Kmart's big day out
May 7, 2003,
Troy, MI — Fresh out of bankruptcy and with chief investor Edward Lampert now appointed chairman, Kmart Corp.'s new shares started trading this morning on the over-the-counter market, slipping by $1.20 in midday trading to $13.80.
Lampert, chairman and ceo of ESL Investments, which owns more than 50 percent of Kmart, said that the board will "participate very actively" in creating value. Decisions will now be made by "investors who have something to lose, as well as gain," he said.
The retailer also reported sharply improved operational results for the month of March, narrowing its loss before one-time bankruptcy costs by almost two-thirds, to $55 million from $155 million a year ago.
Reflecting a massive overhaul and the shutdown of hundreds of under-performing stores, sales declined by 15.5 percent, to $1.9 billion from $2.2 billion during the same month a year ago. Same-store sales improved modestly, declining by 7.4 percent from a drop of 8.4 percent during the year-ago period. But the year-over-year comparison is somewhat misleading since this year's March period was missing the extra kick provided by the Easter holiday sales, which were pushed into April by a shift in the calendar.
Reflecting steadily improved operations as the giant corporation steered haltingly towards a turnaround, average gross margin widened substantially, by 240 basis points, or 2.4 percentage points, to 20.7 percent from 18.3 percent the preceding year. Gross margin dollars decreased by 4.6 percent, reflecting the lower level of sales following the chain's severe downsizing.
Operating costs improved as well, and when viewed as a percentage of sales were whittled down by 170 basis points, or 1.7 percentage points, to 25.2 percent from 23.5 percent. Measured in absolute dollars, costs were down by 21.4 percent, to $445 million from $566 million a year ago, generating a cash savings of $121 million.
In another big lift to the bottom line, Kmart hacked away at its stockpiles, reducing inventories by 22.3 percent, far deeper than the 15.5 percent decline in sales that followed a store-closing program.

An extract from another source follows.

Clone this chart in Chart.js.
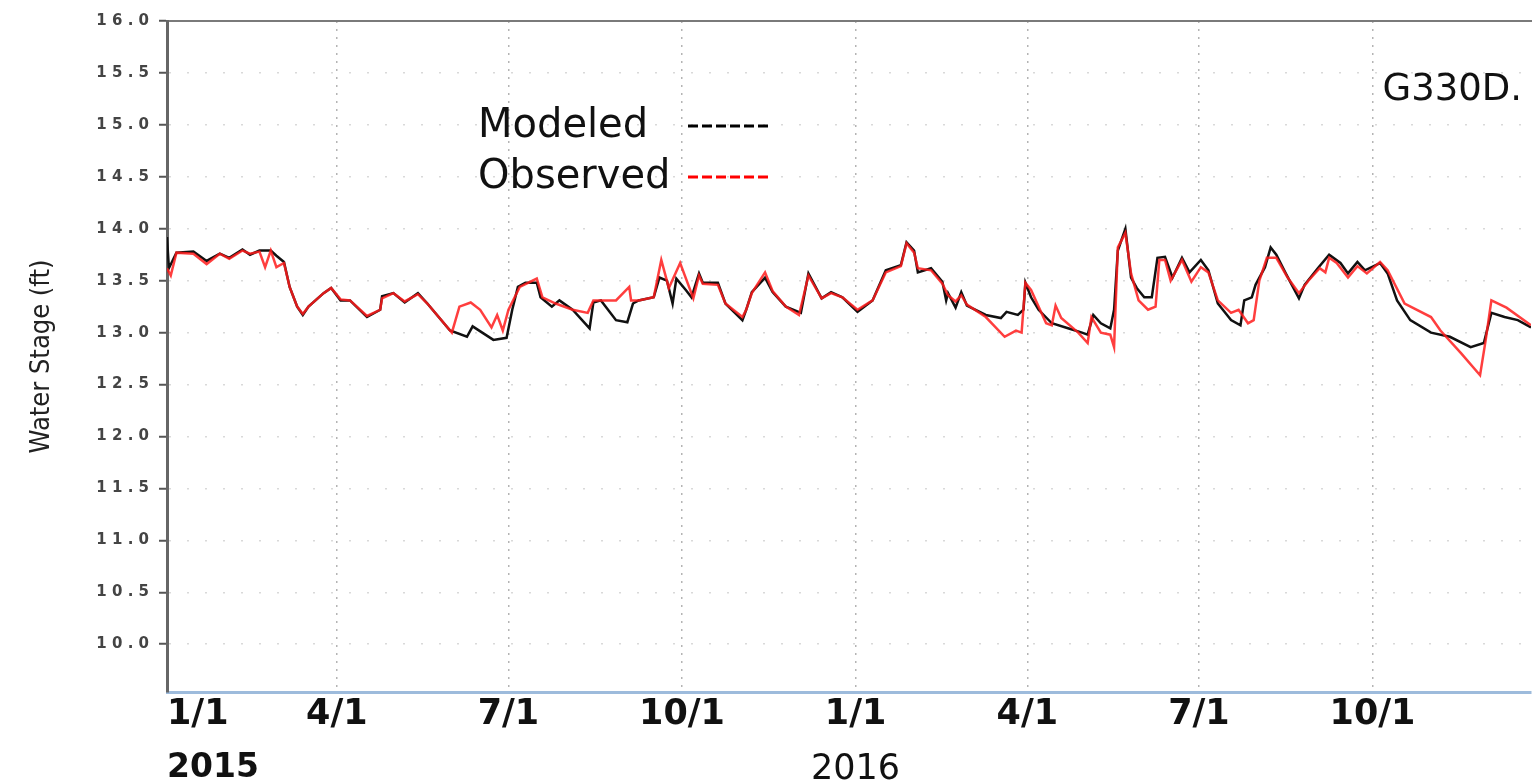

Acting as a drag on the bottom line, as it paid a phalanx of lawyers and accountants, bankruptcy costs totaled $412 million, sharply higher than the $12 million in costs recorded a year ago. With all those costs tacked on, the retailer put up a loss of $483 million, compared with a $175 million deficit last year.
But pulling out all the one-time costs to create an apples-to-apples comparison, the retailer actually showed considerable improvement, narrowing its monthly loss before one-time costs to just $53 million from $155 million last year.